On the other hand, the Left uses its five-member hold over the judiciary and bar association to exercise a de-facto veto every single time. Clearly, this was an untenable situation ever since activist judges like Aharon Barak started introducing moralistic interpretations into personal and private laws, meaning that judges could rule as per their conscience. In many ways, the direction this took was similar to the lack of uniformity in benches of the Supreme Court of India, where each bench can have a diametrically opposite ruling to another bench. This makes a mockery of the law, because the law is the law because of the consistency of application. The law shorn of consistency is tyranny.

To remedy this imbalance, given the global capture of the humanities by the Left, the reforms proposed giving the majority of seats in judicial appointments to the government. Second, it solidified the principle of legislative supremacy. After all, unelected people cannot negate laws that a majority of the country wants citing “basic law” (a concept similar to India’s basic structure doctrine – where any judge can decide that some “basic structure” has been violated to suit his/her predilections). To rectify this, any judgement that was related to the “basic law” would need a sitting of all the judges of the Supreme Court and an 80 per cent majority vote amongst them to overturn the legislation. If you think about it, this is a mirror, where certain minimum voting percentages are required to overturn judgements, and similarly, minimum voting of a full bench would be needed to overturn the legislation.

Then there was the argument over legal advisers — deputed to each minister, whose advice is binding on the minister. This is problematic because a minister is an elected official and yet, his hands were tied by unelected apparatchiks, who could effectively exercise a veto over the people’s elected representatives. In India, this mirrors the consultation versus compulsion debate. For example, while the Constitution states that the cabinet will consult with the Supreme Court over the appointment of judges, the Supreme Court interpreted consultation as a compulsion — that the government was bound to accept whatever it proposed. Essentially, the collegium was a judicial coup, turning consultation into compulsion and that’s very similar to an “advisor” turning into a de facto “minister”.

Two clauses however were problematic at first sight, but not contextually. The first was that a simple majority of just one vote of the Israeli parliament would be able to overturn a judgement. For an Indian, this would seem astonishing given that we are used to majority governments save the governments between 1977 and 1980 and then again from 1989 to 2014. But in Israel, there has never been a single-party majority ever in its history. Every government of Israel has been a coalition – very frequently, extremely tight coalitions with bare one-seat majorities in parliament. Thus, while at first glance, it would seem asymmetric that parliament would need a majority of one to overturn a judgement, a full bench of the Supreme Court would need an 80 per cent majority to overturn the legislation.

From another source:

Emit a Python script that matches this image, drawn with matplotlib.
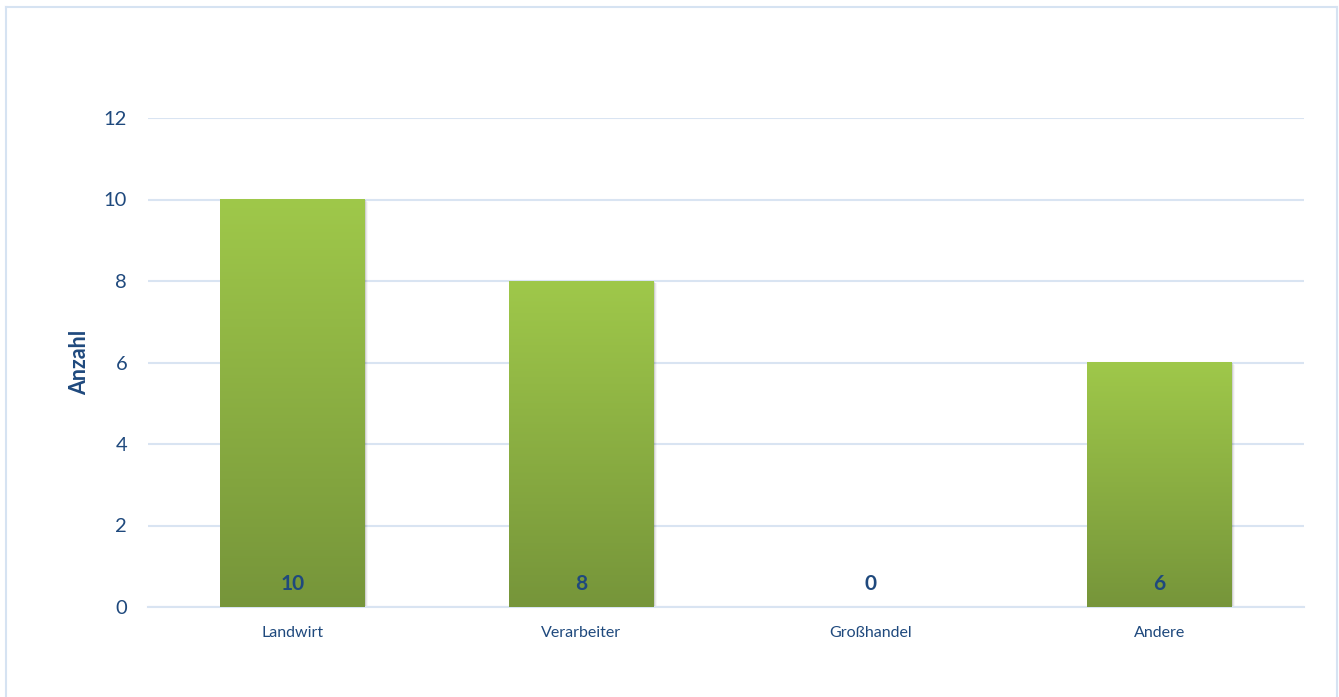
import matplotlib.pyplot as plt
import matplotlib.colors as mcolors
from matplotlib.lines import Line2D
import numpy as np

categories = ["Landwirt", "Verarbeiter", "Großhandel", "Andere"]
values = [10, 8, 0, 6]
yticks = [0, 2, 4, 6, 8, 10, 12]

text_col = "#1F497D"
grid_col = "#D9E4F2"
top_col = "#9FC84A"
bot_col = "#76953A"

plt.rcParams['font.family'] = ['Lato', 'DejaVu Sans']

fig = plt.figure(figsize=(13.39, 6.97), dpi=100)
ax = fig.add_axes([148 / 1339, 1 - 607 / 697, 1156 / 1339, 489 / 697])

x = np.arange(len(categories))
width = 0.5
bars = ax.bar(x, values, width=width, color="none", zorder=3)

# vertical gradient inside each bar
cmap = mcolors.LinearSegmentedColormap.from_list("g", [bot_col, top_col])
grad = np.linspace(0, 1, 256).reshape(-1, 1)
for b in bars:
    h = b.get_height()
    if h <= 0:
        continue
    x0 = b.get_x()
    # soft shadow
    for k, a in enumerate([0.10, 0.06, 0.03]):
        ax.add_patch(plt.Rectangle((x0 + 0.004 * (k + 1), -0.02 * (k + 1)), width, h,
                                   color="black", alpha=a, lw=0, zorder=2))
    ax.imshow(grad, extent=(x0, x0 + width, 0, h), origin="lower", cmap=cmap,
              aspect="auto", zorder=3)

for xi, v in zip(x, values):
    ax.text(xi, 0.57, str(v), ha="center", va="center", fontsize=15,
            fontweight="bold", color=text_col, zorder=4)

ax.set_xlim(-0.5, 3.5)
ax.set_ylim(0, 12)
ax.set_yticks(yticks)
ax.set_xticks(x)
ax.set_xticklabels(categories)
ax.tick_params(axis="y", length=0, pad=15, labelsize=14.5, labelcolor=text_col)
ax.tick_params(axis="x", length=0, pad=14, labelsize=11.5, labelcolor=text_col)
ax.yaxis.grid(True, color=grid_col, lw=1.5, zorder=0)
ax.set_axisbelow(True)
for s in ["top", "right", "left"]:
    ax.spines[s].set_visible(False)
ax.spines["bottom"].set_color(grid_col)
ax.spines["bottom"].set_linewidth(1.5)
ax.set_ylabel("Anzahl", fontsize=15.5, fontweight="bold", color=text_col, labelpad=10)

# outer chart border
bc = "#D6E3F2"
fig.add_artist(Line2D([6 / 1339, 6 / 1339], [0, 1 - 7 / 697], color=bc, lw=1.5))
fig.add_artist(Line2D([6 / 1339, 1337 / 1339], [1 - 7 / 697, 1 - 7 / 697], color=bc, lw=1.5))
fig.add_artist(Line2D([1337 / 1339, 1337 / 1339], [0, 1 - 7 / 697], color=bc, lw=1.5))

fig.savefig("out.png", dpi=100)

Yet, as you can see in the Israeli context, this was natural given the asymmetric instability of parliament contrasted against the ideological stability of the Supreme Court and bar association. Similarly, the “reasonable” requirement was deemed problematic — that is to say, even with an 80 percent majority, the judges would have to show that their striking down of laws was “reasonable” without justifiably defining what reasonability constituted. Again, what seems arbitrary was about bringing balance to a severe asymmetry. As explained before, Israeli judges, spearheaded by judicial activists, had decided on a loose “basic law” framework similar to our “basic structure” doctrine, where each judge could simply decide what a basic law was and wasn’t. This was bringing in a similarly arbitrary mirror check and balance in the hands of parliament.

All up as we’ve seen these reforms were eminently reasonable and indeed crucial. Yet, since the Right in every country is contextual and local and the Left global and universal, it was able to de-contextualise these arguments and present them in a negative light as though these reforms constituted some major constitutional coup. The trouble started when tech companies started pulling out of Israel in protest. Most Israeli tech companies are based in Silicon Valley and all tech companies lean heavily Left. This was the first time they weaponised their existence in the Israeli market and started harming the economy, by weaponising and politicising their investments in Israel. This was then followed by a slow and steady mobilisation of the Left and a sustained campaign of misrepresentation and lies that succeeded in giving several members of the cabinet cold feet. It was the sacking of the defence minister that was the signal for protests to begin. After all, nothing signifies cracks in the cabinet and weakness than a cabinet minister dissenting from his colleagues. This was the moment the Left was waiting for, and they played their card.

There are many lessons for India here. First, how tech companies will at some point be weaponised, but also how weakness in the cabinet is like a drop of blood in a pool full of sharks. Our current government, of course, has shown us time and again that it lacks spine, be it during the farmers’ protests or the Shaheen Bagh protests, all of which metastasised into violence. That’s exactly what happened here, with even the police and diplomatic service going on strike. If and when we decide to reform our judiciary, possibly the most meaningful reforms in the existence of our republic, this will be the playbook that is used against us. So look and study what happened in Israel closely, very closely.

The writer is a senior fellow at the Institute of Peace and Conflict Studies. The views expressed in this article are those of the author and do not represent the stand of this publication. Views expressed are personal.